L'auteur Antonio Munoz Molina nous dresse un portrait de ce qu'a pu être la sortie de l'enfance d'un jeune Espagnol à cette époque. Je me suis surpris à ressentir un brin de nostalgie. Pourtant, je ne l'ai même vécue cette époque, je ne pourrai jamais dire : « Quand Armstrong a posé son pied sur la Lune, j'étais en train de faire… » Mais, au-delà de la conquête de l'espace, il y a les films américains. Et les filles. Et toutes les autres préoccupations d'un adolescent. Assez universel, non ? Je crois que n'importe qui peut se mettre à la place du narrateur et ressentir avec lui ce moment charnière.

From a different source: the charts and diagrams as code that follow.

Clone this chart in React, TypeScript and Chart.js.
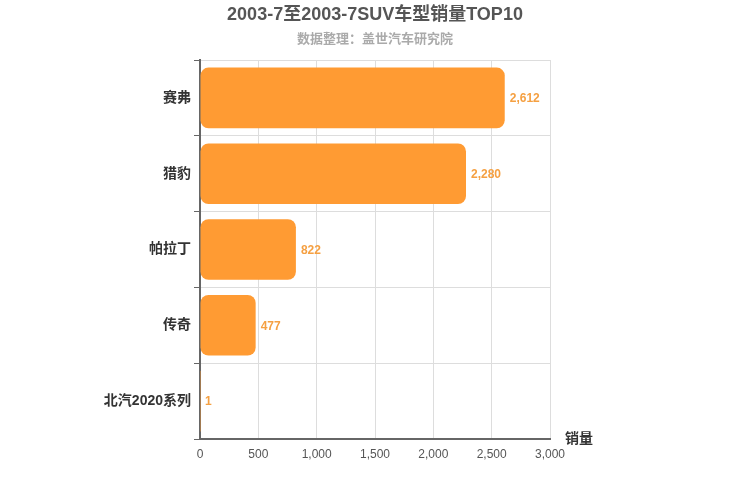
import React, { useEffect, useRef } from "react";
import { Chart, registerables } from "chart.js";

Chart.register(...registerables);

const categories = ["赛弗", "猎豹", "帕拉丁", "传奇", "北汽2020系列"];
const sales = [2612, 2280, 822, 477, 1];
const xTicks = [0, 500, 1000, 1500, 2000, 2500, 3000];
const titleText = "2003-7至2003-7SUV车型销量TOP10";
const subtitleText = "数据整理：盖世汽车研究院";
const axisTitle = "销量";

const FONT = "'Liberation Sans', Arial, 'Noto Sans CJK SC', sans-serif";

const decorPlugin = {
  id: "decor",
  afterDraw(chart: any) {
    const ctx = chart.ctx;
    const area = chart.chartArea;
    ctx.save();
    ctx.textAlign = "center";
    ctx.textBaseline = "middle";
    ctx.fillStyle = "#555555";
    ctx.font = `bold 18px ${FONT}`;
    ctx.fillText(titleText, 375, 15);
    ctx.fillStyle = "#aaaaaa";
    ctx.font = `bold 13px ${FONT}`;
    ctx.fillText(subtitleText, 375, 39);
    // axis title
    ctx.fillStyle = "#333333";
    ctx.font = `bold 14px ${FONT}`;
    ctx.textAlign = "left";
    ctx.fillText(axisTitle, area.right + 15, area.bottom);
    // data labels
    const meta = chart.getDatasetMeta(0);
    ctx.font = `bold 12px ${FONT}`;
    ctx.fillStyle = "#f5a042";
    ctx.textAlign = "left";
    meta.data.forEach((bar: any, i: number) => {
      const v = sales[i];
      ctx.fillText(v.toLocaleString("en-US"), bar.x + 5, bar.y + 1);
    });
    ctx.restore();
  },
};

export default function App() {
  const ref = useRef<HTMLCanvasElement>(null);
  useEffect(() => {
    if (!ref.current) return;
    const chart = new Chart(ref.current, {
      type: "bar",
      data: {
        labels: categories,
        datasets: [
          {
            data: sales,
            backgroundColor: "#ff9b33",
            borderRadius: 8,
            borderSkipped: false,
            barPercentage: 0.8,
            categoryPercentage: 1,
          },
        ],
      },
      plugins: [decorPlugin],
      options: {
        indexAxis: "y",
        responsive: false,
        animation: false,
        layout: { padding: { top: 60, left: 0, right: 200, bottom: 31 } },
        plugins: { legend: { display: false }, tooltip: { enabled: false }, title: { display: false } },
        scales: {
          x: {
            min: 0,
            max: 3000,
            afterBuildTicks(scale: any) {
              scale.ticks = xTicks.map((v) => ({ value: v }));
            },
            afterFit(scale: any) {
              scale.height = 30;
            },
            grid: { color: "#dddddd", drawTicks: false, tickLength: 0 },
            border: { color: "#666666", width: 2 },
            ticks: {
              padding: 8,
              color: "#555555",
              font: { family: FONT, size: 12 },
              callback: (v: any) => Number(v).toLocaleString("en-US"),
            },
          },
          y: {
            afterFit(scale: any) {
              scale.width = 200;
            },
            grid: { color: "#dddddd", offset: true, tickLength: 6, tickColor: "#666666" },
            border: { color: "#666666", width: 2 },
            ticks: {
              padding: 3,
              color: "#333333",
              font: { family: FONT, size: 14, weight: "bold" },
            },
          },
        },
      },
    } as any);
    return () => chart.destroy();
  }, []);
  return (
    <canvas
      ref={ref}
      width={750}
      height={500}
      style={{ position: "absolute", left: 0, top: 0, width: 750, height: 500 }}
    />
  );
}
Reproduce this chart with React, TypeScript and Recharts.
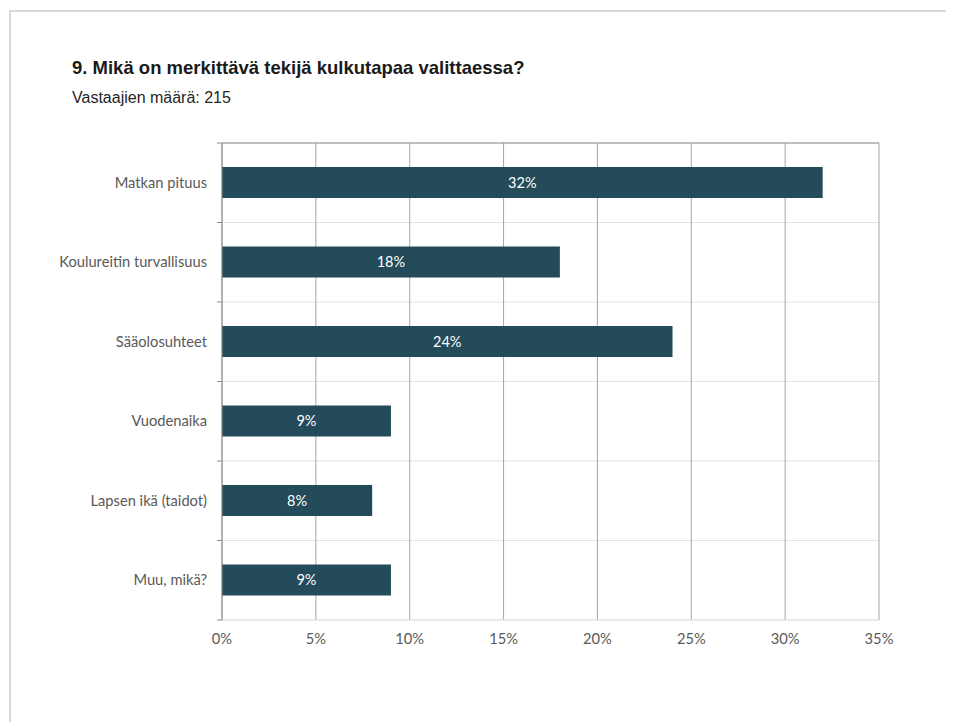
import React from "react";
import { BarChart, Bar, XAxis, YAxis, CartesianGrid, LabelList } from "recharts";

const categories = [
  "Matkan pituus",
  "Koulureitin turvallisuus",
  "Sääolosuhteet",
  "Vuodenaika",
  "Lapsen ikä (taidot)",
  "Muu, mikä?",
];
const values = [32, 18, 24, 9, 8, 9];
const xTicks = [0, 5, 10, 15, 20, 25, 30, 35];
const title = "9. Mikä on merkittävä tekijä kulkutapaa valittaessa?";
const subtitle = "Vastaajien määrä: 215";

const data = categories.map((c, i) => ({ name: c, value: values[i] }));

const FONT = "Lato, 'Open Sans', sans-serif";
const LABEL_GAP = 15;

const CategoryTick = (props: any) => {
  const { x, y, payload, index } = props;
  const half = payload && typeof payload.offset === "number" ? payload.offset : 0;
  const axisX = x + LABEL_GAP;
  const isLast = index === categories.length - 1;
  return (
    <g>
      {half > 0 && <line x1={axisX - 5} x2={axisX} y1={y - half} y2={y - half} stroke="#8c8c8c" />}
      {half > 0 && isLast && <line x1={axisX - 5} x2={axisX} y1={y + half} y2={y + half} stroke="#8c8c8c" />}
      <text
        x={x}
        y={y}
        dy="0.35em"
        textAnchor="end"
        fill="#595959"
        fontSize={14.7}
        fontFamily={FONT}
      >
        {payload.value}
      </text>
    </g>
  );
};

const bandBoundaries = (props: any) => {
  const off = props && props.offset;
  if (!off) return [];
  const n = categories.length;
  const step = off.height / n;
  const pts: number[] = [];
  for (let i = 0; i <= n; i++) pts.push(off.top + i * step);
  return pts;
};

export default function App() {
  return (
    <div style={{ position: "relative", width: 946, height: 714, background: "#fff" }}>
      <div style={{ position: "absolute", left: 1, top: 2, width: 945, height: 2, background: "#d9d9d9" }} />
      <div style={{ position: "absolute", left: 1, top: 2, width: 2, height: 712, background: "#d9d9d9" }} />
      <div
        style={{
          position: "absolute",
          left: 64,
          top: 49,
          fontFamily: "Arial, 'Liberation Sans', sans-serif",
          fontWeight: "bold",
          fontSize: 18.5,
          color: "#1a1a1a",
          whiteSpace: "nowrap",
        }}
      >
        {title}
      </div>
      <div
        style={{
          position: "absolute",
          left: 64,
          top: 81,
          fontFamily: "Arial, 'Liberation Sans', sans-serif",
          fontSize: 16,
          color: "#262626",
          whiteSpace: "nowrap",
        }}
      >
        {subtitle}
      </div>
      <div style={{ position: "absolute", left: 0, top: 0 }}>
        <BarChart
          width={946}
          height={714}
          data={data}
          layout="vertical"
          margin={{ top: 130, right: 75, bottom: 72, left: 0 }}
          barCategoryGap={24}
        >
          <CartesianGrid
            xAxisId="bottom"
            horizontal={true}
            vertical={false}
            stroke="#e3e3e3"
            horizontalCoordinatesGenerator={bandBoundaries}
          />
          <CartesianGrid
            xAxisId="bottom"
            horizontal={false}
            vertical={true}
            stroke="#a6a6a6"
          />
          <XAxis
            type="number"
            xAxisId="bottom"
            orientation="bottom"
            domain={[0, 35]}
            ticks={xTicks}
            tickFormatter={(v) => `${v}%`}
            axisLine={{ stroke: "#e3e3e3" }}
            tickLine={false}
            tickSize={0}
            tickMargin={14}
            height={30}
            tick={{ fill: "#595959", fontSize: 14.7, fontFamily: FONT }}
          />
          <XAxis
            type="number"
            xAxisId="top"
            orientation="top"
            domain={[0, 35]}
            ticks={xTicks}
            axisLine={{ stroke: "#8c8c8c" }}
            tickLine={{ stroke: "#8c8c8c" }}
            tickSize={5}
            tick={false}
            height={5}
          />
          <YAxis
            type="category"
            dataKey="name"
            width={214}
            axisLine={{ stroke: "#8c8c8c" }}
            tickLine={false}
            tickSize={0}
            tickMargin={LABEL_GAP}
            tick={<CategoryTick />}
          />
          <Bar dataKey="value" xAxisId="bottom" fill="#234b5a" barSize={31} isAnimationActive={false}>
            <LabelList
              dataKey="value"
              position="center"
              formatter={(v: number) => `${v}%`}
              style={{ fill: "#ffffff", fontSize: 14.5, fontFamily: FONT }}
            />
          </Bar>
        </BarChart>
      </div>
    </div>
  );
}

En plus, tout est raconté bellement. Je suis vraiment tombé sous le charme de la plume d'Antonio Munoz Molina. Tellement que j'avais l'impression d'y être. La chaleur andalouse, le vent qui transporte les graines des champs de blé dorés et l'odeur parfumée des épices et des fines herbes, les figues et les grenades à la chaire juteuse, etc. le tout dans un décor pas encore ravagé par la modernité (le réfrigirateur est une innovation inqiétante !). J'adore cette atmosphère précieuse. Je lirai assurément d'autres de ses romans et j'espère la retrouver.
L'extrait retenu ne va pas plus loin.